WHAT IS EXPECTED: Write the data out again exactly, dropping any images it holds.

-- START RAW DATA --

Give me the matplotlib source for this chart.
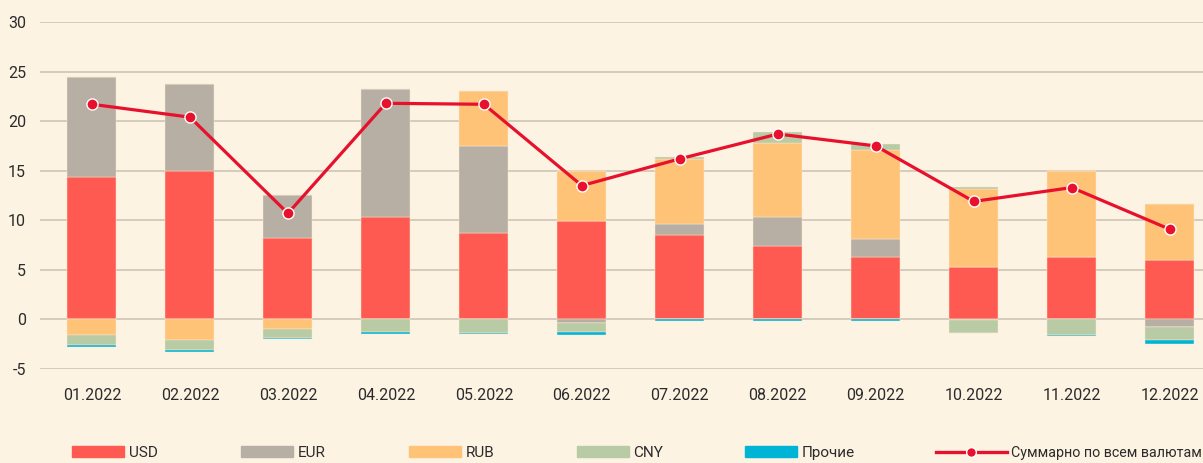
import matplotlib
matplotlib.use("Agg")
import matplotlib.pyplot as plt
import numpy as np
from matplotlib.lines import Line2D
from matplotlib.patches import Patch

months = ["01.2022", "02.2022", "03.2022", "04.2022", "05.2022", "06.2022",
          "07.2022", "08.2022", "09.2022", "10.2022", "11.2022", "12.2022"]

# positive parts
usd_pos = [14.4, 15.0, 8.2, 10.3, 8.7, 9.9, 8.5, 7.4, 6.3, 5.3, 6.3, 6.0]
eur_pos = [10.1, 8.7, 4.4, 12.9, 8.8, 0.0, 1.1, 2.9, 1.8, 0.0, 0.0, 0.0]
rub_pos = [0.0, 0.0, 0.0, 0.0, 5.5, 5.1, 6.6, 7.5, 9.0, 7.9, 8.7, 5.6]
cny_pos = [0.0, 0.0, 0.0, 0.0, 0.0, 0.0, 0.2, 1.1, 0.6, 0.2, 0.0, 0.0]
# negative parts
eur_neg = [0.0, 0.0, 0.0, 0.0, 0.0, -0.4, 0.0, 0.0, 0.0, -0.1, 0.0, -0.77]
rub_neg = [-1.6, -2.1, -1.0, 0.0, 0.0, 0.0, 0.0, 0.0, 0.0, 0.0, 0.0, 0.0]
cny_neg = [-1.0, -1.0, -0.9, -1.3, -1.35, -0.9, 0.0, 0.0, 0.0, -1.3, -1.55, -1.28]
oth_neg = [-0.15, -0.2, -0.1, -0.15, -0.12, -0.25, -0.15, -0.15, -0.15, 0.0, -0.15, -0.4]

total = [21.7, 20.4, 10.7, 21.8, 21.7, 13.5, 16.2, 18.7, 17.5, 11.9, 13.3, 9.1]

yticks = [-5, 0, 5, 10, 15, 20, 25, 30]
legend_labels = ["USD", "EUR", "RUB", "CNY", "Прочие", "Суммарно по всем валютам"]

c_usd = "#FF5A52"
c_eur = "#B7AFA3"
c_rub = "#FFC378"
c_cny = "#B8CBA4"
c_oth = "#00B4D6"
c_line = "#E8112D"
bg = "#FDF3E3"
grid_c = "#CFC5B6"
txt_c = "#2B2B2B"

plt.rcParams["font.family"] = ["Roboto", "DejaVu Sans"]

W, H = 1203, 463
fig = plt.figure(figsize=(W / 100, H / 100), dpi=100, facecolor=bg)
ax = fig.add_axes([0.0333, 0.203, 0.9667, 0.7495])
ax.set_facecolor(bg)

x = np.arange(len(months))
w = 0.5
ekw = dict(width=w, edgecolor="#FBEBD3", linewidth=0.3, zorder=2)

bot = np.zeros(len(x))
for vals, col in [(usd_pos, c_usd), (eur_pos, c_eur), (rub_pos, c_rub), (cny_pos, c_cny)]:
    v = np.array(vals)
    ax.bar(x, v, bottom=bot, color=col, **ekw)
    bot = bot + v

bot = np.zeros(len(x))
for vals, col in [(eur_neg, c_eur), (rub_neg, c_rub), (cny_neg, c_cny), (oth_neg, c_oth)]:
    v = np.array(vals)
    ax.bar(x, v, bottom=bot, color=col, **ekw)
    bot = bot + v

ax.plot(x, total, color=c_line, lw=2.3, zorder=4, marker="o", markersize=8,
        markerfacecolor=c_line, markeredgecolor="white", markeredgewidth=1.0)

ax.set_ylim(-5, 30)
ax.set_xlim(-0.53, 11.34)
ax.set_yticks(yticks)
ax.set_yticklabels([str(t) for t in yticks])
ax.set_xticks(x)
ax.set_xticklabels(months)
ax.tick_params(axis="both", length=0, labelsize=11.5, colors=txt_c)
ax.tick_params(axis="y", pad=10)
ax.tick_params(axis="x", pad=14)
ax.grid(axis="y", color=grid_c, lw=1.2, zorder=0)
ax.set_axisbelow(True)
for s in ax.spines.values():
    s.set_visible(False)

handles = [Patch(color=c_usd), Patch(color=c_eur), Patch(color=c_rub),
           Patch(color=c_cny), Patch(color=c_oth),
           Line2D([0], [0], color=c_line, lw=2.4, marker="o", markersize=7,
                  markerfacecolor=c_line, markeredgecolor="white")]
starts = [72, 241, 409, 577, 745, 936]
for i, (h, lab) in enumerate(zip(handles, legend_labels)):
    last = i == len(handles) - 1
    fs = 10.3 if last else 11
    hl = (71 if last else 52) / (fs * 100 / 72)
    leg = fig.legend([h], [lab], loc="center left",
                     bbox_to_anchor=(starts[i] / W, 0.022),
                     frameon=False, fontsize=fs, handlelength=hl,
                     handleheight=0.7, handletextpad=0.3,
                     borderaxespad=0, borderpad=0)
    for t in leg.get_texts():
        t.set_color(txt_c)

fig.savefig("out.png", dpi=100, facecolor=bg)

-- END RAW DATA --

THE OUTPUT:
Give me the matplotlib source for this chart.
import matplotlib
matplotlib.use("Agg")
import matplotlib.pyplot as plt
import numpy as np
from matplotlib.lines import Line2D
from matplotlib.patches import Patch

months = ["01.2022", "02.2022", "03.2022", "04.2022", "05.2022", "06.2022",
          "07.2022", "08.2022", "09.2022", "10.2022", "11.2022", "12.2022"]

# positive parts
usd_pos = [14.4, 15.0, 8.2, 10.3, 8.7, 9.9, 8.5, 7.4, 6.3, 5.3, 6.3, 6.0]
eur_pos = [10.1, 8.7, 4.4, 12.9, 8.8, 0.0, 1.1, 2.9, 1.8, 0.0, 0.0, 0.0]
rub_pos = [0.0, 0.0, 0.0, 0.0, 5.5, 5.1, 6.6, 7.5, 9.0, 7.9, 8.7, 5.6]
cny_pos = [0.0, 0.0, 0.0, 0.0, 0.0, 0.0, 0.2, 1.1, 0.6, 0.2, 0.0, 0.0]
# negative parts
eur_neg = [0.0, 0.0, 0.0, 0.0, 0.0, -0.4, 0.0, 0.0, 0.0, -0.1, 0.0, -0.77]
rub_neg = [-1.6, -2.1, -1.0, 0.0, 0.0, 0.0, 0.0, 0.0, 0.0, 0.0, 0.0, 0.0]
cny_neg = [-1.0, -1.0, -0.9, -1.3, -1.35, -0.9, 0.0, 0.0, 0.0, -1.3, -1.55, -1.28]
oth_neg = [-0.15, -0.2, -0.1, -0.15, -0.12, -0.25, -0.15, -0.15, -0.15, 0.0, -0.15, -0.4]

total = [21.7, 20.4, 10.7, 21.8, 21.7, 13.5, 16.2, 18.7, 17.5, 11.9, 13.3, 9.1]

yticks = [-5, 0, 5, 10, 15, 20, 25, 30]
legend_labels = ["USD", "EUR", "RUB", "CNY", "Прочие", "Суммарно по всем валютам"]

c_usd = "#FF5A52"
c_eur = "#B7AFA3"
c_rub = "#FFC378"
c_cny = "#B8CBA4"
c_oth = "#00B4D6"
c_line = "#E8112D"
bg = "#FDF3E3"
grid_c = "#CFC5B6"
txt_c = "#2B2B2B"

plt.rcParams["font.family"] = ["Roboto", "DejaVu Sans"]

W, H = 1203, 463
fig = plt.figure(figsize=(W / 100, H / 100), dpi=100, facecolor=bg)
ax = fig.add_axes([0.0333, 0.203, 0.9667, 0.7495])
ax.set_facecolor(bg)

x = np.arange(len(months))
w = 0.5
ekw = dict(width=w, edgecolor="#FBEBD3", linewidth=0.3, zorder=2)

bot = np.zeros(len(x))
for vals, col in [(usd_pos, c_usd), (eur_pos, c_eur), (rub_pos, c_rub), (cny_pos, c_cny)]:
    v = np.array(vals)
    ax.bar(x, v, bottom=bot, color=col, **ekw)
    bot = bot + v

bot = np.zeros(len(x))
for vals, col in [(eur_neg, c_eur), (rub_neg, c_rub), (cny_neg, c_cny), (oth_neg, c_oth)]:
    v = np.array(vals)
    ax.bar(x, v, bottom=bot, color=col, **ekw)
    bot = bot + v

ax.plot(x, total, color=c_line, lw=2.3, zorder=4, marker="o", markersize=8,
        markerfacecolor=c_line, markeredgecolor="white", markeredgewidth=1.0)

ax.set_ylim(-5, 30)
ax.set_xlim(-0.53, 11.34)
ax.set_yticks(yticks)
ax.set_yticklabels([str(t) for t in yticks])
ax.set_xticks(x)
ax.set_xticklabels(months)
ax.tick_params(axis="both", length=0, labelsize=11.5, colors=txt_c)
ax.tick_params(axis="y", pad=10)
ax.tick_params(axis="x", pad=14)
ax.grid(axis="y", color=grid_c, lw=1.2, zorder=0)
ax.set_axisbelow(True)
for s in ax.spines.values():
    s.set_visible(False)

handles = [Patch(color=c_usd), Patch(color=c_eur), Patch(color=c_rub),
           Patch(color=c_cny), Patch(color=c_oth),
           Line2D([0], [0], color=c_line, lw=2.4, marker="o", markersize=7,
                  markerfacecolor=c_line, markeredgecolor="white")]
starts = [72, 241, 409, 577, 745, 936]
for i, (h, lab) in enumerate(zip(handles, legend_labels)):
    last = i == len(handles) - 1
    fs = 10.3 if last else 11
    hl = (71 if last else 52) / (fs * 100 / 72)
    leg = fig.legend([h], [lab], loc="center left",
                     bbox_to_anchor=(starts[i] / W, 0.022),
                     frameon=False, fontsize=fs, handlelength=hl,
                     handleheight=0.7, handletextpad=0.3,
                     borderaxespad=0, borderpad=0)
    for t in leg.get_texts():
        t.set_color(txt_c)

fig.savefig("out.png", dpi=100, facecolor=bg)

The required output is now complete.